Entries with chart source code
--------------------------------------------------

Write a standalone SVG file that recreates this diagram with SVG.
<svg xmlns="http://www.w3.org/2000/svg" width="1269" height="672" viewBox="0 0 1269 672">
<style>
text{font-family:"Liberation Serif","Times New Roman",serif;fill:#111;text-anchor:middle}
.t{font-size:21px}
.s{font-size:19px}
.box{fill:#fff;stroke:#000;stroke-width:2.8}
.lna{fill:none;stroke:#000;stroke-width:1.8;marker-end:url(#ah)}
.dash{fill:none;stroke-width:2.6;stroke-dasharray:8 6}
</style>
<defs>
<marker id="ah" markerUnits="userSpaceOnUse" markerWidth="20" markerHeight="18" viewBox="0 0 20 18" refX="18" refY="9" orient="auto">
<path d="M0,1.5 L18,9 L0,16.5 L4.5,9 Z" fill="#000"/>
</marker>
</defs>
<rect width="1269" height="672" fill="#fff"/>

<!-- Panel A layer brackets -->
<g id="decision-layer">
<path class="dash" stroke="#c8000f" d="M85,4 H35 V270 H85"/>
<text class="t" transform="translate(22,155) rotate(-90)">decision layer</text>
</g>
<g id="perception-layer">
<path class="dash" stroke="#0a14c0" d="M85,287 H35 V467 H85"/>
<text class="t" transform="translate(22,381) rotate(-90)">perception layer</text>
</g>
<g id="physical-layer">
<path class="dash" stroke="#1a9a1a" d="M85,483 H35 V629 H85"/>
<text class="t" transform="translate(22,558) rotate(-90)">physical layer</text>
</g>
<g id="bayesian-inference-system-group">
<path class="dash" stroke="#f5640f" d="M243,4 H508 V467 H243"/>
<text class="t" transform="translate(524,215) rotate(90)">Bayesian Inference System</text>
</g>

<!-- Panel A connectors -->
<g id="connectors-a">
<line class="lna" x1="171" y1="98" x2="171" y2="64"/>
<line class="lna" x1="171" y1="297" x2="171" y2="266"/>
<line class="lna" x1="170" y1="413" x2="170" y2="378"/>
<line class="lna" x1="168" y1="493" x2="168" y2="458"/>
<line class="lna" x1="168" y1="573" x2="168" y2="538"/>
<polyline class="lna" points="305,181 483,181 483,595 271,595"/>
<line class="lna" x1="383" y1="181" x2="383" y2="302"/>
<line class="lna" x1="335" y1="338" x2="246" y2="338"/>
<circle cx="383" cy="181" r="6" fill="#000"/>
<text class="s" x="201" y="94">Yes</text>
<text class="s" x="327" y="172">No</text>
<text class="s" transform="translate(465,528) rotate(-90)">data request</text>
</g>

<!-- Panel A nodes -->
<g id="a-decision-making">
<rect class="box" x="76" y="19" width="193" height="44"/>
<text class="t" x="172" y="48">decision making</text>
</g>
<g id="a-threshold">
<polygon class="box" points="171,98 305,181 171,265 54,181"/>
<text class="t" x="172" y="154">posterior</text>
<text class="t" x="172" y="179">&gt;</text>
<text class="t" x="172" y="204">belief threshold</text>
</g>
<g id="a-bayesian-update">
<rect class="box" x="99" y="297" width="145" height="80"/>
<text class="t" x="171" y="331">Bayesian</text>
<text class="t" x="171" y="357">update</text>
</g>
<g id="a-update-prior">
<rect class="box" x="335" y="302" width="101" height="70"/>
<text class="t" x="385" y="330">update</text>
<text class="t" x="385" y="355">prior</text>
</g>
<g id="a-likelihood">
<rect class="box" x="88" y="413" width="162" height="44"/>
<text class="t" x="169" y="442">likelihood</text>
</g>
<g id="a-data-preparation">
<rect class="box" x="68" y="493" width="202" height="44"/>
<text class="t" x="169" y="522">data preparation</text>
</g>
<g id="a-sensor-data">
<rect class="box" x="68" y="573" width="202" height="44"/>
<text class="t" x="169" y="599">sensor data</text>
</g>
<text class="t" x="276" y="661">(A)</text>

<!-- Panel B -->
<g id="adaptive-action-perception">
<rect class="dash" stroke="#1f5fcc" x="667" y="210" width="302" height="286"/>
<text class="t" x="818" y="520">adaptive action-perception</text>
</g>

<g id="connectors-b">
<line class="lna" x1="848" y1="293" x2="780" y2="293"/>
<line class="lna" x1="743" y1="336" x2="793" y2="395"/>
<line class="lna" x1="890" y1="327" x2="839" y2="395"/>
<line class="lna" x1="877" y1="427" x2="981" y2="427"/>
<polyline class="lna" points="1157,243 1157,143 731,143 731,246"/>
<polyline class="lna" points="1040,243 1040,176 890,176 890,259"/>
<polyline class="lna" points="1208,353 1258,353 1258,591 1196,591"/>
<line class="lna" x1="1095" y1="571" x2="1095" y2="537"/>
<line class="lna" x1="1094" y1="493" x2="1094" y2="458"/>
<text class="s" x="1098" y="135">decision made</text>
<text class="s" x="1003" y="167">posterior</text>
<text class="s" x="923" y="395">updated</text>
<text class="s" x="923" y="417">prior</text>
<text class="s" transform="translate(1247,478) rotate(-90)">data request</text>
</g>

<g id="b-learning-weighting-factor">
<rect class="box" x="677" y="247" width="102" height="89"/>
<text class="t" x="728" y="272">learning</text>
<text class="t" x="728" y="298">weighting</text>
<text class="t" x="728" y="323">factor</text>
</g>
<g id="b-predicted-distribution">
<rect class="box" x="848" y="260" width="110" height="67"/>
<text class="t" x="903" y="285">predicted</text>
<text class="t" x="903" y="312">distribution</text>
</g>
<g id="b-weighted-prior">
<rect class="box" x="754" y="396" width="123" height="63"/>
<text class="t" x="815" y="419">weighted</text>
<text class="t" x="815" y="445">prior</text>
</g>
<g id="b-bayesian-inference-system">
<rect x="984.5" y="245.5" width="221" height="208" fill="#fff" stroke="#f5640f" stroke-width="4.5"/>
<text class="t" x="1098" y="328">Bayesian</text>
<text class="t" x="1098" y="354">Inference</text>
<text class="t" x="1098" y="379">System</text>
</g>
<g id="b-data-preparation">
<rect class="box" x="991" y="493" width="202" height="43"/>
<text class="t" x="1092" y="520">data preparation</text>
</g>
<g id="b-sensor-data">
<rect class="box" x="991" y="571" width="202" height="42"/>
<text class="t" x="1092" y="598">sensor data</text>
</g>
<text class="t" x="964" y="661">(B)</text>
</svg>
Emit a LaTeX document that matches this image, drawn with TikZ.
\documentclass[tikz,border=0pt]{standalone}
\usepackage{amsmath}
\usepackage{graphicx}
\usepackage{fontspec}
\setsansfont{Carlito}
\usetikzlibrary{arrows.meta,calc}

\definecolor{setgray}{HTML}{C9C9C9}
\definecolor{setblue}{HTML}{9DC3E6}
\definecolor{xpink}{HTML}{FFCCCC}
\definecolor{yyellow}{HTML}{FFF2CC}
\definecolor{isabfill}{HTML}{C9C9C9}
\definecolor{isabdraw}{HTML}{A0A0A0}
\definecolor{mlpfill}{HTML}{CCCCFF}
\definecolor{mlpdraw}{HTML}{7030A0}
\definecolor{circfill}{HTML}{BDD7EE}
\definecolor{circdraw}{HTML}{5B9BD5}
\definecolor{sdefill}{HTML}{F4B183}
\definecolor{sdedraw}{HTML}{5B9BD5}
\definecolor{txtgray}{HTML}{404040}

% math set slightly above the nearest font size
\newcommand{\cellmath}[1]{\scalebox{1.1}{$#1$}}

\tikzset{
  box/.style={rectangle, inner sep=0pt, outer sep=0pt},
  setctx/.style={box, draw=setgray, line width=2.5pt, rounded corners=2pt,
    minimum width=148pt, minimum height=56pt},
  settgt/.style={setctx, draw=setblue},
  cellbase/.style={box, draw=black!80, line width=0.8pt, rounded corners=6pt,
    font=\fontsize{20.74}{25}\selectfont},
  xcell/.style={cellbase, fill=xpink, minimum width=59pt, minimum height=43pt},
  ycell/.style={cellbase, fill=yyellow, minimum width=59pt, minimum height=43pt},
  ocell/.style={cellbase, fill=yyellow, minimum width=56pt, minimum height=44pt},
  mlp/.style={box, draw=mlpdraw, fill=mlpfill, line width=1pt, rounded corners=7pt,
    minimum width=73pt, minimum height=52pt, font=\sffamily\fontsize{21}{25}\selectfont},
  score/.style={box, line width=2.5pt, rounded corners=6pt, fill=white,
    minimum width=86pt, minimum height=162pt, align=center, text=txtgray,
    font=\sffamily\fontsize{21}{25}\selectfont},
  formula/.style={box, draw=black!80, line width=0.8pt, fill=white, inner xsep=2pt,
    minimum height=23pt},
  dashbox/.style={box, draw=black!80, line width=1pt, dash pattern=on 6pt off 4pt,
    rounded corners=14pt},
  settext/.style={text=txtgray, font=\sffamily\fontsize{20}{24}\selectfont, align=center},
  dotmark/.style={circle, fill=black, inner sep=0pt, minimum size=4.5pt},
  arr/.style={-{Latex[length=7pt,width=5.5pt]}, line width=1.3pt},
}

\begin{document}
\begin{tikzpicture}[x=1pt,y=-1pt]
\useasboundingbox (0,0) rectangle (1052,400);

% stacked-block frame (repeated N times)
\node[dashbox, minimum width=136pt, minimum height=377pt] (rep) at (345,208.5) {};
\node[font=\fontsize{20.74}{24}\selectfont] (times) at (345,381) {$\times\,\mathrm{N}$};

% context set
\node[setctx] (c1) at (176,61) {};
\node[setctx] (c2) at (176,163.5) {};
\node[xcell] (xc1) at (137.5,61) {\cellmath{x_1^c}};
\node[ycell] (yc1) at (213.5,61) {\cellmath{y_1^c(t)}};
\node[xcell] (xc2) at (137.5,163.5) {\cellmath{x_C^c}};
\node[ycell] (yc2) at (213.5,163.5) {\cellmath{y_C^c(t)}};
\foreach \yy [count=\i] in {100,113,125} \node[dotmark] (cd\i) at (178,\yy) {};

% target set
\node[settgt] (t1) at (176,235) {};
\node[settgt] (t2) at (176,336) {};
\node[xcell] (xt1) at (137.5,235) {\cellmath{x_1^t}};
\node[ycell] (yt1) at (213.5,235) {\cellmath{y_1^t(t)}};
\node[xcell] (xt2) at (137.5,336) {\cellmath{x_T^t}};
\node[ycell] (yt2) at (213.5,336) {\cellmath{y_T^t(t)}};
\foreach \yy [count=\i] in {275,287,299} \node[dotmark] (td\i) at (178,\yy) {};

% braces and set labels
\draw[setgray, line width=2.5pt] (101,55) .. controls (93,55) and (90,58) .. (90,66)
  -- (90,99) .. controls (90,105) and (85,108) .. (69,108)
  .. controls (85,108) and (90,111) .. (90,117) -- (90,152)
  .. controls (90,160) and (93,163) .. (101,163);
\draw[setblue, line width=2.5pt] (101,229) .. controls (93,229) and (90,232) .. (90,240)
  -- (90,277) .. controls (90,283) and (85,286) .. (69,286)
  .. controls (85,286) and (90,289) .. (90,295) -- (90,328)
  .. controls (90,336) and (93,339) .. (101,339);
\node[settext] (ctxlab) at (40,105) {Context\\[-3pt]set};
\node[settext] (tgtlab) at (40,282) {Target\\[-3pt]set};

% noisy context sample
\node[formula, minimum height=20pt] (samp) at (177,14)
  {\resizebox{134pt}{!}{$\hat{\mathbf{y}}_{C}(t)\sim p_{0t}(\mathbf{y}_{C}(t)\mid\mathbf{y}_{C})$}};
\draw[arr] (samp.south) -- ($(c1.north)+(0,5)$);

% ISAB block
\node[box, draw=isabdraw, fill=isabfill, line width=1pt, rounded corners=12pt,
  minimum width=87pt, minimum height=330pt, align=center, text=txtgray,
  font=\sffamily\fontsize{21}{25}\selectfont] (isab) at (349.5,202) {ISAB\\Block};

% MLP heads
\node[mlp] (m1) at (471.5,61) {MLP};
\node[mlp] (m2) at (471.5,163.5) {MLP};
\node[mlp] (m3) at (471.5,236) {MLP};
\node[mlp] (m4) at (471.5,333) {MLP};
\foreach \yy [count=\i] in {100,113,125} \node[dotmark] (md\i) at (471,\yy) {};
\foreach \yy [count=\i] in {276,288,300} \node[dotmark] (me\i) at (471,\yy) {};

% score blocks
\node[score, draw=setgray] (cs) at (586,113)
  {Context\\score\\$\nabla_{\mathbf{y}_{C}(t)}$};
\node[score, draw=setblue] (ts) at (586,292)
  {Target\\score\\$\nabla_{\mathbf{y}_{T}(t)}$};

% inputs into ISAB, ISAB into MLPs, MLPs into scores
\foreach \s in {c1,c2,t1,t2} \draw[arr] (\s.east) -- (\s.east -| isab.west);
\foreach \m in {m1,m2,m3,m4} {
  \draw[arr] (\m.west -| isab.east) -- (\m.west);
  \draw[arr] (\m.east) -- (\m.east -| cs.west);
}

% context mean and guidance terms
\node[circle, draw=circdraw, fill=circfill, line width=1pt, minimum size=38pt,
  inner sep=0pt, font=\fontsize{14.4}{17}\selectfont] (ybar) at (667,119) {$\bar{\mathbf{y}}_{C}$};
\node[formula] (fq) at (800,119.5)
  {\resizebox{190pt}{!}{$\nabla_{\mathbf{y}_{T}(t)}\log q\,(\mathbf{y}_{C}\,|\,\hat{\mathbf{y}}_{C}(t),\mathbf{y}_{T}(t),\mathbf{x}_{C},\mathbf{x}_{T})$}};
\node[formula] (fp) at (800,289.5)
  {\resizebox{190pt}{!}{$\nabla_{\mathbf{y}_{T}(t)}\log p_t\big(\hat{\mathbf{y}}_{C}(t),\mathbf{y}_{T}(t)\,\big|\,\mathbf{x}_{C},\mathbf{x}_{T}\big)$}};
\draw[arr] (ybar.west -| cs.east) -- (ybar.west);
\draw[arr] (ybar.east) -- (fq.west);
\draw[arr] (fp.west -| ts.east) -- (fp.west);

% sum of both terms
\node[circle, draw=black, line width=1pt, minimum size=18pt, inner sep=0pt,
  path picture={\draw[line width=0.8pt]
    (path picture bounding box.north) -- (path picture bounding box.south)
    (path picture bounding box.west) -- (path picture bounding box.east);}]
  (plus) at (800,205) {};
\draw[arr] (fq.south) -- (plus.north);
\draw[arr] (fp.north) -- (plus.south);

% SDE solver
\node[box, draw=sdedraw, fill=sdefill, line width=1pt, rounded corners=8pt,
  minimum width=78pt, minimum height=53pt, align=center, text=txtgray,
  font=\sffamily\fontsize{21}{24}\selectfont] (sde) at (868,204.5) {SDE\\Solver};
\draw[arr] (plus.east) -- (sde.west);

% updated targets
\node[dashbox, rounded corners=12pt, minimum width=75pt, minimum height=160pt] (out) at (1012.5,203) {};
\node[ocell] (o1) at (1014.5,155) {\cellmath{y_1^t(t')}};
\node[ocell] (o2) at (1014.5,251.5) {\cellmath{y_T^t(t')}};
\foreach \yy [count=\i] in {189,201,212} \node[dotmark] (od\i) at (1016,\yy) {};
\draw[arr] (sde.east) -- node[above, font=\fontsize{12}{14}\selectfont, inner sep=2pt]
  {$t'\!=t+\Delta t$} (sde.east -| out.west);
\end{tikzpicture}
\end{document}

--------------------------------------------------

— EXERCISE BRIEF —
Go through the material above and count the lines that contain "standalone"; give that number alone.

— RESULT OF THE EXERCISE —
2